Wie und wo darf ein Patient zu einer medizinischen Behandlung gezwungen werden? Das Bundesverfassungsgericht wird jetzt darüber urteilen, ob eine Zwangsbehandlung künftig auch ambulant möglich wird. Experten sind uneins.
Jährlich werden geschätzte 4.000 Patienten ohne ihr Einverständnis zwangsbehandelt. Vor allem geht es um die Gabe von Medikamenten an psychisch Kranke und Demenzpatienten. Das Bundesverfassungsgericht hat am Dienstag in einer intensiven Verhandlung über eine mögliche Detailänderung der gesetzlichen Regeln bei Zwangsbehandlung beraten.
Denn der Bundesgerichtshof hält die bisherige Vorschrift für verfassungswidrig, wonach solche Behandlungen immer in einem Krankenhaus durchgeführt werden müssen. Und hat deshalb einen Fall einer an Schizophrenie erkrankten Frau dem Verfassungsgericht zur Prüfung vorgelegt.
Die Frau gibt an, durch die erzwungene Krankenhauseinweisung traumatisiert zu werden. Ihr rechtlicher Betreuer fordert, sie stattdessen in ihrer gewohnten Umgebung, einer Wohneinrichtung für psychisch Kranke, zu behandeln.

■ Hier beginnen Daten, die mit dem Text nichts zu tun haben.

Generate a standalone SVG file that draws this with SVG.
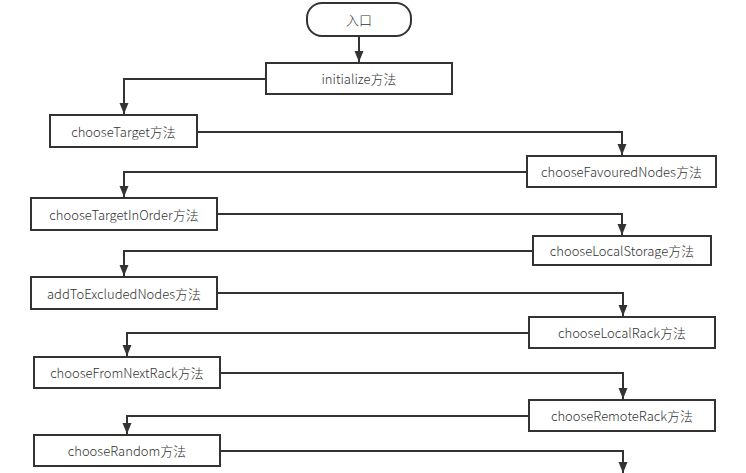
<svg xmlns="http://www.w3.org/2000/svg" width="746" height="473" viewBox="0 0 746 473">
<style>
.box{fill:#fff;stroke:#333;stroke-width:2}
.lbl{font-family:"Noto Sans CJK SC","Noto Sans",sans-serif;font-size:13px;font-weight:300;fill:#333;text-anchor:middle;dominant-baseline:central}
.con{fill:none;stroke:#333;stroke-width:2}
</style>
<defs>
<marker id="ah" markerUnits="userSpaceOnUse" markerWidth="12" markerHeight="10" refX="11" refY="4.5" orient="auto">
<path d="M0,0 L11,4.5 L0,9 z" fill="#333"/>
</marker>
</defs>
<rect x="0" y="0" width="746" height="473" fill="#fff"/>
<g id="connectors">
<path class="con" d="M359,36 V62" marker-end="url(#ah)"/>
<path class="con" d="M266,79 H124 V114" marker-end="url(#ah)"/>
<path class="con" d="M197,132 H622 V155" marker-end="url(#ah)"/>
<path class="con" d="M527,172 H124 V197" marker-end="url(#ah)"/>
<path class="con" d="M217,214 H622 V235" marker-end="url(#ah)"/>
<path class="con" d="M533,251 H124 V276" marker-end="url(#ah)"/>
<path class="con" d="M217,293 H623 V316" marker-end="url(#ah)"/>
<path class="con" d="M529,333 H127 V356" marker-end="url(#ah)"/>
<path class="con" d="M220,373 H623 V399" marker-end="url(#ah)"/>
<path class="con" d="M529,416 H127 V434" marker-end="url(#ah)"/>
<path class="con" d="M220,451 H623 V473" marker-end="url(#ah)"/>
</g>
<g id="entry"><rect class="box" x="307" y="3" width="104" height="33" rx="15"/><text class="lbl" x="359" y="19.5">入口</text></g>
<g id="initialize"><rect class="box" x="266" y="63" width="186" height="31"/><text class="lbl" x="359" y="78.5">initialize方法</text></g>
<g id="chooseTarget"><rect class="box" x="50" y="115" width="147" height="32"/><text class="lbl" x="123.5" y="131">chooseTarget方法</text></g>
<g id="chooseFavouredNodes"><rect class="box" x="527" y="156" width="189" height="31"/><text class="lbl" x="621.5" y="171.5">chooseFavouredNodes方法</text></g>
<g id="chooseTargetInOrder"><rect class="box" x="31" y="198" width="186" height="32"/><text class="lbl" x="124" y="214">chooseTargetInOrder方法</text></g>
<g id="chooseLocalStorage"><rect class="box" x="533" y="236" width="178" height="29"/><text class="lbl" x="622" y="250.5">chooseLocalStorage方法</text></g>
<g id="addToExcludedNodes"><rect class="box" x="31" y="277" width="186" height="32"/><text class="lbl" x="124" y="293">addToExcludedNodes方法</text></g>
<g id="chooseLocalRack"><rect class="box" x="529" y="317" width="186" height="31"/><text class="lbl" x="622" y="332.5">chooseLocalRack方法</text></g>
<g id="chooseFromNextRack"><rect class="box" x="34" y="357" width="186" height="31"/><text class="lbl" x="127" y="372.5">chooseFromNextRack方法</text></g>
<g id="chooseRemoteRack"><rect class="box" x="529" y="400" width="186" height="31"/><text class="lbl" x="622" y="415.5">chooseRemoteRack方法</text></g>
<g id="chooseRandom"><rect class="box" x="34" y="435" width="186" height="31"/><text class="lbl" x="127" y="450.5">chooseRandom方法</text></g>
</svg>
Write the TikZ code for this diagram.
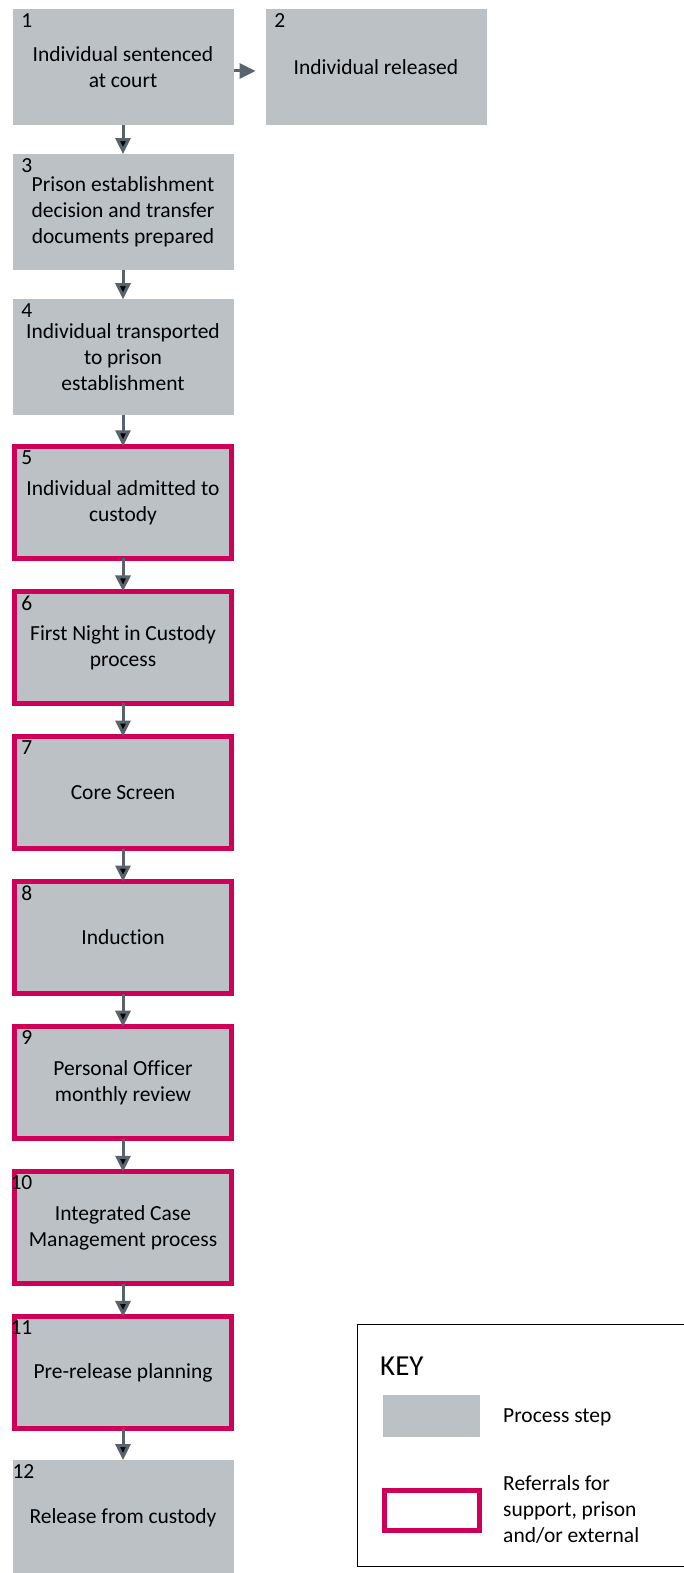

Experten aus Medizin, Justiz und Betroffenenvertreter waren sich bei der dreistündigen Anhörung in Karlsruhe einig, dass die Zwangsbehandlung nur das allerletzte Mittel sein darf, wenn alle anderen Versuche gescheitert sind, zu einer einvernehmlichen Therapie zu kommen.
Uneins waren sie sich in der Forderung, diese Form der Ausnahmebehandlung künftig auch ambulant zu ermöglichen. Der Vertreter der Bundesregierung, Volker Lipp, warnte vor einem gefährlichen Dammbruch. Denn nur in der Klinik sei eine für den Patienten sichere Zwangsbehandlung und angemessene Nachsorge möglich. Zudem könnte das Wegfallen der Krankenhauspflicht die Zahl der Zwangsbehandlungen steigen lassen.
Für die Deutsche Gesellschaft für Psychiatrie entgegnete Thomas Pollmächter, es gebe Einzelfälle, in denen es patientenschonender wäre, die Zwangsbehandlung in der gewohnten Einrichtung vorzunehmen.
Eine Tendenz, in welche Richtung die Entscheidung des Ersten Senats des Bundesverfassungsgerichts unter Vorsitz von Gerichtspräsident Stephan Harbarth gehen könnte, war bei der Verhandlung nicht zu erkennen. Eine Entscheidung dürfte erst in einigen Monaten fallen.